Any pay negotiations for our beleaguered civil service staff have been put on hold until there is some sort of certainty over the budget that Northern Ireland has to play with. The budget is very much up in the air at this present time, the UK government have offered an overall figure of £3.3 billion, as we mentioned in our previous blog. That figure includes £600 million which has been earmarked for public sector pay. However this figure will only be available once the Executive is back and operational in Stormont.
The DUP have ruled out any possibility of a deal being brokered before Christmas, also Northern Ireland secretary Chris Heaton-Harris has said that there will be no more talks even though the deal that has been offered but has so far been declined is still on the table.
2022 Pay Award Well Below Inflation Rate
The 2022 pay award received by public sector workers was well below the rate of inflation for the vast majority of them, so unsurprisingly they want a new pay deal which will give them some money back in their pockets. In fact official figures suggest that public sector pay fell by over 7% in real terms last year, a pretty significant fall. And the longer this dispute goes on the more damage the strikes will do to the services they provide and the people who rely on them.
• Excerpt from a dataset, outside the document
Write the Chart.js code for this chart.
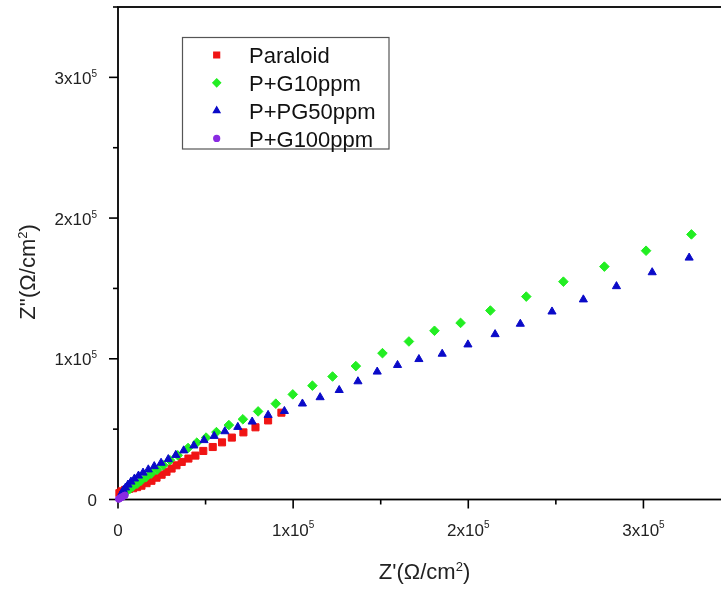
<!DOCTYPE html>
<html>
<head>
<meta charset="utf-8">
<script src="https://cdn.jsdelivr.net/npm/chart.js@4/dist/chart.umd.min.js"></script>
<style>
  html, body { margin: 0; padding: 0; background: #fff; overflow: hidden; }
  /* the plot's right edge runs past the window, as in the reference crop */
  #wrap { position: relative; width: 760px; height: 591px; }
</style>
</head>
<body>
<div id="wrap"><canvas id="nyquist"></canvas></div>
<script>
// Nyquist plot: Z' vs Z'' for four coatings. Values in ohm/cm2.

const paraloidX = [800, 2000, 4000, 6300, 8600, 10900, 13400, 16300, 19100, 22000, 24900, 27700, 30600, 33400, 36400, 40200, 44200, 48700, 54100, 59400, 65000, 71600, 78500, 85700, 93300];
const paraloidY = [4500, 5800, 6800, 7500, 8000, 8800, 9800, 11600, 13300, 15500, 17600, 19700, 22000, 24300, 26700, 29100, 31200, 34500, 37300, 40600, 44000, 47700, 51300, 56200, 61700];

const g10X = [2900, 4000, 5100, 6900, 8600, 10900, 13100, 16000, 18900, 22300, 25900, 29700, 34100, 40000, 45000, 50300, 56200, 63300, 71300, 80000, 90100, 99800, 111000, 122500, 135800, 151000, 166100, 180700, 195600, 212600, 233100, 254300, 277700, 301500, 327400];
const g10Y = [3800, 4800, 6200, 7700, 9400, 11200, 13300, 15800, 18300, 21100, 24300, 27900, 31400, 36600, 40400, 44000, 47900, 52900, 57000, 62600, 68100, 74700, 80900, 87400, 94800, 104000, 112300, 119900, 125500, 134300, 144200, 154800, 165500, 176800, 188400];

const pg50X = [1700, 2300, 3100, 4300, 5700, 7400, 9400, 11700, 14300, 17300, 20700, 24600, 28700, 33000, 37500, 43300, 49100, 54900, 61000, 68400, 76600, 85700, 95000, 105300, 115400, 126300, 137000, 148000, 159600, 171800, 185100, 199800, 215300, 229700, 247800, 265700, 284600, 305000, 326100];
const pg50Y = [3400, 4800, 6600, 8400, 10500, 12600, 14800, 16900, 19000, 21300, 23600, 26000, 28600, 31600, 34800, 38300, 42100, 45100, 48400, 51500, 55300, 60000, 62800, 68100, 72600, 77700, 83900, 90800, 95500, 99700, 103500, 110100, 117400, 124800, 133500, 142100, 151500, 161400, 171800];

const g100X = [400, 1000, 1700, 2500, 3300, 4000];
const g100Y = [300, 800, 1300, 1900, 2500, 3000];

const axisMin = 0;
const axisMax = 350000;
const tickStep = 50000;

const FONT = '"Liberation Sans", Arial, sans-serif';

const pts = (xs, ys) => xs.map((x, i) => ({ x, y: ys[i] }));

const series = [
  { label: "Paraloid",   xs: paraloidX, ys: paraloidY, color: "#f01414", style: "rect",     r: 5.0, lr: 4.2, order: 4 },
  { label: "P+G10ppm",   xs: g10X,      ys: g10Y,      color: "#22ee22", style: "rectRot",  r: 4.8, lr: 4.0, order: 3 },
  { label: "P+PG50ppm",  xs: pg50X,     ys: pg50Y,     color: "#0a0ac8", style: "triangle", r: 4.7, lr: 3.9, order: 2 },
  { label: "P+G100ppm",  xs: g100X,     ys: g100Y,     color: "#8a2be2", style: "circle",   r: 3.3, lr: 3.0, order: 1 },
];

// text with an optional superscript piece, left edge at x, baseline at y
function richWidth(ctx, parts, size, supSize) {
  let w = 0;
  for (const p of parts) {
    ctx.font = `${p.sup ? supSize : size}px ${FONT}`;
    w += ctx.measureText(p.t).width;
  }
  return w;
}

function drawRich(ctx, parts, x, y, size, supSize) {
  const capTop = y - size * 0.716;
  for (const p of parts) {
    const s = p.sup ? supSize : size;
    ctx.font = `${s}px ${FONT}`;
    const by = p.sup ? capTop + supSize * 0.716 - 2 : y;
    ctx.fillText(p.t, x, by);
    x += ctx.measureText(p.t).width;
  }
}

function sciParts(v) {
  if (v === 0) return [{ t: "0" }];
  return [{ t: `${v / 1e5}x10` }, { t: "5", sup: true }];
}

const frame = {
  id: "frame",
  beforeDatasetsDraw(chart) {
    const { ctx, chartArea: a, scales: { x, y } } = chart;
    ctx.save();
    ctx.strokeStyle = "#000";
    ctx.lineWidth = 1.8;
    ctx.strokeRect(a.left, a.top, a.right - a.left, a.bottom - a.top);

    ctx.lineWidth = 1.6;
    ctx.fillStyle = "#222";
    ctx.textAlign = "left";
    ctx.textBaseline = "alphabetic";

    x.ticks.forEach((t) => {
      const px = x.getPixelForValue(t.value);
      const major = t.value % 100000 === 0;
      ctx.beginPath();
      ctx.moveTo(px, a.bottom);
      ctx.lineTo(px, a.bottom + (major ? 9 : 5));
      ctx.stroke();
      if (major && t.value < axisMax) {
        const parts = sciParts(t.value);
        const w = richWidth(ctx, parts, 17, 10);
        drawRich(ctx, parts, px - w / 2, a.bottom + 36, 17, 10);
      }
    });

    y.ticks.forEach((t) => {
      const py = y.getPixelForValue(t.value);
      const major = t.value % 100000 === 0;
      ctx.beginPath();
      ctx.moveTo(a.left - (major ? 9 : 5), py);
      ctx.lineTo(a.left, py);
      ctx.stroke();
      if (major && t.value < axisMax) {
        const parts = sciParts(t.value);
        const w = richWidth(ctx, parts, 17, 10);
        drawRich(ctx, parts, 97 - w, py + 6.5, 17, 10);
      }
    });

    // axis titles
    ctx.fillStyle = "#222";
    const xt = [{ t: "Z'(\u03A9/cm" }, { t: "2", sup: true }, { t: ")" }];
    const xw = richWidth(ctx, xt, 22, 13);
    drawRich(ctx, xt, (a.left + a.right) / 2 - xw / 2, 579, 22, 13);

    const yt = [{ t: "Z''(\u03A9/cm" }, { t: "2", sup: true }, { t: ")" }];
    const yw = richWidth(ctx, yt, 22, 13);
    ctx.translate(35, 272);
    ctx.rotate(-Math.PI / 2);
    drawRich(ctx, yt, -yw / 2, 0, 22, 13);
    ctx.restore();
  },
  afterDraw(chart) {
    const ctx = chart.ctx;
    ctx.save();
    ctx.strokeStyle = "#555";
    ctx.lineWidth = 1.2;
    ctx.strokeRect(182.5, 37.5, 206.5, 111.5);
    ctx.textAlign = "left";
    ctx.textBaseline = "alphabetic";
    series.forEach((s, i) => {
      const base = 63.3 + i * 27.8;
      ctx.fillStyle = s.color;
      ctx.strokeStyle = s.color;
      Chart.helpers.drawPoint(ctx, { pointStyle: s.style, radius: s.lr, rotation: 0, borderWidth: 1 }, 216.7, base - 8.3);
      ctx.fillStyle = "#111";
      ctx.font = `22px ${FONT}`;
      ctx.fillText(s.label, 249, base);
    });
    ctx.restore();
  },
};

new Chart(document.getElementById("nyquist"), {
  type: "scatter",
  data: {
    datasets: series.map((s) => ({
      label: s.label,
      data: pts(s.xs, s.ys),
      pointStyle: s.style,
      pointRadius: s.r,
      pointBackgroundColor: s.color,
      pointBorderColor: s.color,
      pointBorderWidth: 1,
      showLine: false,
      order: s.order,
    })),
  },
  options: {
    responsive: true,
    maintainAspectRatio: false,
    animation: false,
    clip: false,
    layout: { padding: { top: 7, right: 29, left: 0, bottom: 0 } },
    plugins: { legend: { display: false }, tooltip: { enabled: false } },
    scales: {
      x: {
        type: "linear", min: axisMin, max: axisMax,
        ticks: { stepSize: tickStep, display: false },
        grid: { display: false }, border: { display: false },
        afterFit: (s) => { s.height = 91.5; },
      },
      y: {
        type: "linear", min: axisMin, max: axisMax,
        ticks: { stepSize: tickStep, display: false },
        grid: { display: false }, border: { display: false },
        afterFit: (s) => { s.width = 118; },
      },
    },
  },
  plugins: [frame],
});
</script>
</body>
</html>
Neil Gibson, the permanent secretary at the Department of Finance, is quoted in an article on the BBC News website as saying:
“You will be aware of the current political talks that are ongoing.
“Public sector pay is a significant aspect of those talks.
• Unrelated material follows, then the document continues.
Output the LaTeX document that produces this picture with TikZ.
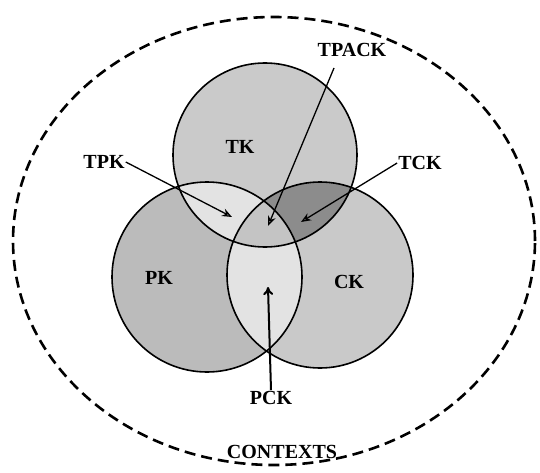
\documentclass[tikz,border=0pt]{standalone}
\usepackage{fontspec}
\setmainfont{Liberation Serif}
\usetikzlibrary{arrows.meta}
\definecolor{tkgray}{HTML}{CACACA}
\definecolor{pkgray}{HTML}{BBBBBB}
\definecolor{ckgray}{HTML}{C9C9C9}
\definecolor{lightgray}{HTML}{E3E3E3}
\definecolor{darkgray}{HTML}{8C8C8C}
\definecolor{midgray}{HTML}{C4C4C4}
\begin{document}
\begin{tikzpicture}[x=1pt, y=-1pt,
  lbl/.style={font=\fontsize{20pt}{22pt}\selectfont\bfseries, inner sep=1pt},
  ring/.style={draw=black, line width=1.6pt},
  pointer/.style={-{Stealth[open, length=10pt, width=8pt]}, line width=1.3pt},
  context/.style={dash pattern=on 11pt off 6pt, line width=2.6pt}]
\useasboundingbox (0, 0) rectangle (540, 473);

% circle regions
\fill [tkgray] (265, 155) circle [radius=92pt];
\fill [pkgray] (207, 277) circle [radius=95pt];
\fill [ckgray] (320, 275) circle [radius=93pt];
\begin{scope}
\clip (265, 155) circle [radius=92pt];
\fill [lightgray] (207, 277) circle [radius=95pt];
\fill [darkgray] (320, 275) circle [radius=93pt];
\clip (207, 277) circle [radius=95pt];
\fill [midgray] (320, 275) circle [radius=93pt];
\end{scope}
\begin{scope}
\clip (207, 277) circle [radius=95pt];
\clip (320, 275) circle [radius=93pt];
\fill [lightgray] (207, 277) circle [radius=95pt];
\clip (265, 155) circle [radius=92pt];
\fill [midgray] (265, 155) circle [radius=92pt];
\end{scope}
\draw [ring] (265, 155) circle [radius=92pt];
\draw [ring] (207, 277) circle [radius=95pt];
\draw [ring] (320, 275) circle [radius=93pt];

% outer context
\draw [context] (274, 241) ellipse [x radius=261pt, y radius=224pt];

% labels
\node (tk) at (240, 147) [lbl] {TK};
\node (pk) at (159, 278) [lbl] {PK};
\node (ck) at (349, 282) [lbl] {CK};
\node (tpk) at (104, 162) [lbl] {TPK};
\node (tck) at (420, 163) [lbl] {TCK};
\node (tpack) at (352, 50) [lbl] {TPACK};
\node (pck) at (271, 398) [lbl] {PCK};
\node (contexts) at (282, 452) [lbl] {CONTEXTS};

% arrow tips
\coordinate (tpacktail) at (334, 68);
\coordinate (tpktip) at (232, 217);
\coordinate (tcktip) at (301, 222);
\coordinate (tpacktip) at (268, 226);
\coordinate (pcktip) at (268, 287);

\draw [pointer] (tpk.east) -- (tpktip);
\draw [pointer] (tck.west) -- (tcktip);
\draw [pointer] (tpacktail) -- (tpacktip);
\draw [-{To[length=8pt, width=10pt]}, line width=2pt] (pck.north) -- (pcktip);
\end{tikzpicture}
\end{document}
“We all hope these can conclude successfully and provide clarity on the way forward for NI Civil Service pay as well as for our public sector colleagues.”
Staff Are Struggling With The Cost Of Living
Mr Gibson acknowledged the difficulties some civil servants were facing, saying: “I know staff are struggling with the cost of living, I know certain parts of our service are facing retention difficulties and I know the uncertainty about pay creates difficulties for colleagues in planning their finances.”
Unfortunately, as there seems no sign of the deadlock being broken in bringing all the political leaders back to Stormont, the money that the UK government have promised will remain on the table but still tantalisingly out of reach, meaning the strikes are likely to drag on well into the New Year.